Aya Jaff’s platform, across her books, her public speaking engagements, and her visual content, is a carefully constructed theatre of intellectual confrontation. She uses her personal aesthetic, notably her choice to wear vibrant, typically “feminine” colours like pink suits, as a deliberate semiotic act. It is a visual rejection of the expected sartorial conformity of the technical world, an insistence on occupying space on her own terms, blending sharp intellect with an overt, unapologetic femininity. This defiance against the notion that seriousness must be masculine is a subtle but potent component of her brand.

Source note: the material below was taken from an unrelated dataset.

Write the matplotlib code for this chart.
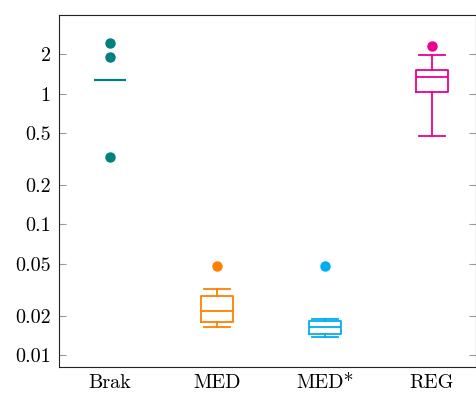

Her content is not purely academic or political, it is a running commentary that seeks to embed ethics, sustainability, and social justice directly into the heart of the technology discourse, an area too often left barren by the pursuit of pure profit. By founding conferences like Data Unplugged, she creates structured apertures for critical conversations, forcing dialogue between industry leaders and the critics who hold their feet to the fire regarding the real-world impacts of AI and data usage.

The significance of Aya Jaff lies in her role as a boundary crosser, a thinker who comfortably inhabits the worlds of coding, economics, media, and social critique, weaving them into a singular, highly compelling narrative. She is a powerful exemplar for a new generation of leaders who refuse to separate technical prowess from moral accountability.

Her work serves as a necessary epistemological challenge to the tech industry, constantly asking the uncomfortable question, innovation for whom, and at whose ultimate expense. She is the dispassionate voice of conscience in a space often blinded by its own intoxicating promises, a former player who now insists on reviewing the rules of the game with piercing clarity.